Tuomo, dutifully remembering that Goblin Welders work on other players, too, used his own Welder to flip the 'Slaver right back into a Voltaic Key.
Now with just a Goblin Welder under the auspices of a Lightning Greaves and Voltaic Key, Tomi Welded the Greaves back into a Monolith, tapped and untapped it for five mana, Tinkered the Monolith for another Mindslaver, and then took Tuomo's next turn.
An Object Lesson: How Can You F**k Up Someone's Turn?
Tomi considered what he had to work with in Niemenen's hand: Grim Monolith, Tinker, Thirst for Knowledge, Bosh, Lightning Greaves, City of Brass.
Given that all Tuomo had in play was a Goblin Welder, a land, and a City of Traitors, how would you screw with him?

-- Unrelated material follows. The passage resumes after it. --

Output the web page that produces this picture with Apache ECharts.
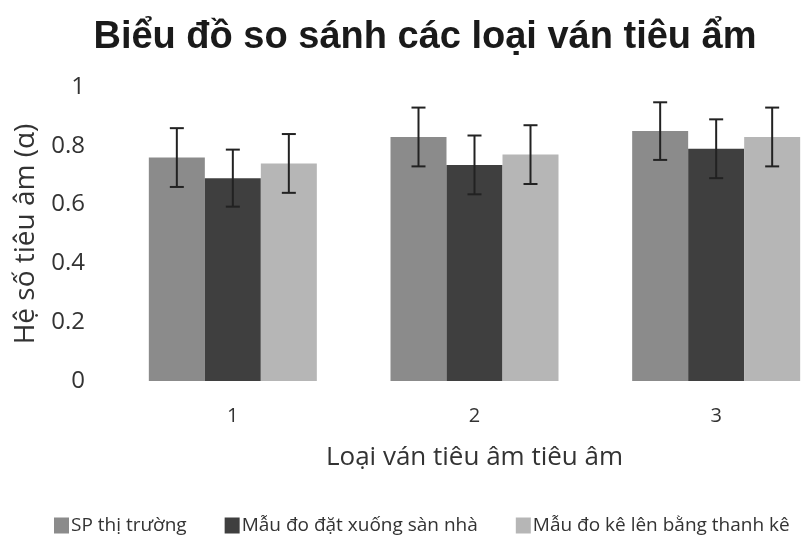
<!DOCTYPE html>
<html>
<head>
<meta charset="utf-8">
<script src="https://cdn.jsdelivr.net/npm/echarts@6/dist/echarts.min.js"></script>
<style>
  html, body { margin: 0; padding: 0; background: #fff; }
  #chart { width: 803px; height: 536px; }
</style>
</head>
<body>
<div id="chart"></div>
<script>
// Values
const categories = ['1', '2', '3'];
const seriesNames = ['SP thị trường', 'Mẫu đo đặt xuống sàn nhà', 'Mẫu đo kê lên bằng thanh kê'];
const means = [
    [0.76, 0.83, 0.85],
    [0.69, 0.735, 0.79],
    [0.74, 0.77, 0.83]
];
const errors = [
    [0.10, 0.10, 0.098],
    [0.097, 0.10, 0.10],
    [0.10, 0.10, 0.10]
];
const colors = ['#8b8b8b', '#3f3f3f', '#b6b6b6'];

const BAR_W = 56;
const font = 'Open Sans, Noto Sans, sans-serif';

const chart = echarts.init(document.getElementById('chart'));

const barSeries = seriesNames.map((name, i) => ({
    name: name,
    type: 'bar',
    barWidth: BAR_W,
    barGap: '0%',
    data: means[i],
    itemStyle: { color: colors[i] },
    z: 2
}));

const errSeries = seriesNames.map((name, i) => ({
    type: 'custom',
    name: name,
    z: 5,
    silent: true,
    data: means[i].map((m, j) => [j, m - errors[i][j], m + errors[i][j]]),
    renderItem: (params, api) => {
        const c = api.value(0);
        const lo = api.coord([c, api.value(1)]);
        const hi = api.coord([c, api.value(2)]);
        const x = lo[0] + (i - 1) * BAR_W;
        const cap = 7;
        const st = { stroke: '#222', lineWidth: 2 };
        return {
            type: 'group',
            children: [
                { type: 'line', shape: { x1: x, y1: hi[1], x2: x, y2: lo[1] }, style: st },
                { type: 'line', shape: { x1: x - cap, y1: hi[1], x2: x + cap, y2: hi[1] }, style: st },
                { type: 'line', shape: { x1: x - cap, y1: lo[1], x2: x + cap, y2: lo[1] }, style: st }
            ]
        };
    }
}));

chart.setOption({
    animation: false,
    title: {
        text: 'Biểu đồ so sánh các loại ván tiêu ẩm',
        left: 420,
        textAlign: 'center',
        top: 14,
        textStyle: { fontFamily: 'Liberation Sans, Arial, sans-serif', fontWeight: 'bold', fontSize: 38, color: '#1a1a1a' }
    },
    legend: {
        data: seriesNames,
        left: 49,
        top: 511,
        width: 1000,
        icon: 'rect',
        itemWidth: 15,
        itemHeight: 16,
        itemGap: 38,
        textStyle: { fontFamily: font, fontSize: 19, color: '#333', padding: [0, 0, 0, -3] }
    },
    grid: { left: 112, width: 725, top: 87, height: 294, outerBoundsMode: 'none', containLabel: false },
    xAxis: {
        type: 'category',
        data: categories,
        axisLine: { show: false },
        axisTick: { show: false },
        axisLabel: { fontFamily: font, fontSize: 20, color: '#333', margin: 25 },
        name: 'Loại ván tiêu âm tiêu âm',
        nameLocation: 'middle',
        nameGap: 64,
        nameTextStyle: { fontFamily: font, fontSize: 26, color: '#333' }
    },
    yAxis: {
        type: 'value',
        min: 0,
        max: 1,
        interval: 0.2,
        splitLine: { show: false },
        axisLine: { show: false },
        axisTick: { show: false },
        axisLabel: { fontFamily: font, fontSize: 24, color: '#333', margin: 27 },
        name: 'Hệ số tiêu âm (α)',
        nameLocation: 'middle',
        nameGap: 72,
        nameTextStyle: { fontFamily: font, fontSize: 28, color: '#333' }
    },
    series: barSeries.concat(errSeries)
});
</script>
</body>
</html>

Tomi's solution was to cast Monolith, then Tinker Tuomo's Grim Monolith away for a Triskelion. He shot Tuomo's Goblin Welder with Tuomo's Triskelion (but not before helpfully Weldering his own Key back into a Monolith), then pinged Triskelion and Tuomo in the face, sending the Triskelion to the grave. He then played the City to bury Tuomo's City of Traitors.
Well, that hurt.
Tomi returned to his own turn now, exhausted. Usually, on your opponent's turn, you get a little break while react to what he does and make future plans; making all of these bad decisions was hard work!
He tapped Monolith for Metalworker, then passed. Tuomo laid Lightning Greaves and got his Voltaic Key back.
Tomi showed Metalworker, revealing Triskelion and Bosh, then did it again, and Tuomo scooped.
Tomi 1 - Tuomo 1
"I got a really good hand with action; if I'd drawn the City of Traitors, I would have won right there on the spot. I think I was right to keep the hand, but it's risky," said Niemenen.
Game 3:
Tomi's opening grip was Voltaic Key, Ruin, a pair of Tinkers, Goblin Welder, Great Furnace, Seat of the Synod. He kept.
Tuomo started off with first-turn Traitors, Grim Monolith, Voltaic Key, untap Grim Monolith. Tomi only had a lowly first-turn Goblin Welder -
- what am I saying? First-turn Goblin Welder's a power play. Tomi busted out of the gates with a first-turn Goblin Welder.
Tuomo then played Metalworker, then Lightning Greaves, Greaved the Metalworker... And attacked. He had one card in hand, and it either wasn't an artifact or it wouldn't give him enough mana.
No matter. Tomi Rack and Ruined the Greaves and the Monolith away - and now that the Metalworker was targetable, leaving it vulnerable to his Welder, he then Weldered Tuomo's Metalworker, leaving a now-useless Greaves on Tuomo's creature-free board.
Tomi played his own Metalworker and passed. Tuomo, still in the game, played a Tangle Wire with four counters - which might have been a threat if Tomi didn't have an active Welder. Tomi Weldered the Tangle Wire away (leaving a useless Metalworker in its wake), then launched into his own turn, revealing three artifacts (Key, Monolith, and Seat of the Synod), played Key to untap it, Metalworkered again, Tinkered the Key away for Mindslaver, took Tuomo's next turn, laid the Synod, and Tinkered for Pentavus, which he could begin to create artifact tokens to Weld himself into insane loops....
Oh, to hell with it. Tuomo scooped.
Tomi - 2, Tuomo -1
The key cards in the matchup, according to both of them, are Mindslaver, Welder, and Metalworker. If you can untap with an active Metalworker, that's usually game.
"It's good that they banned some cards so the format is slower," Tomi noted dryly.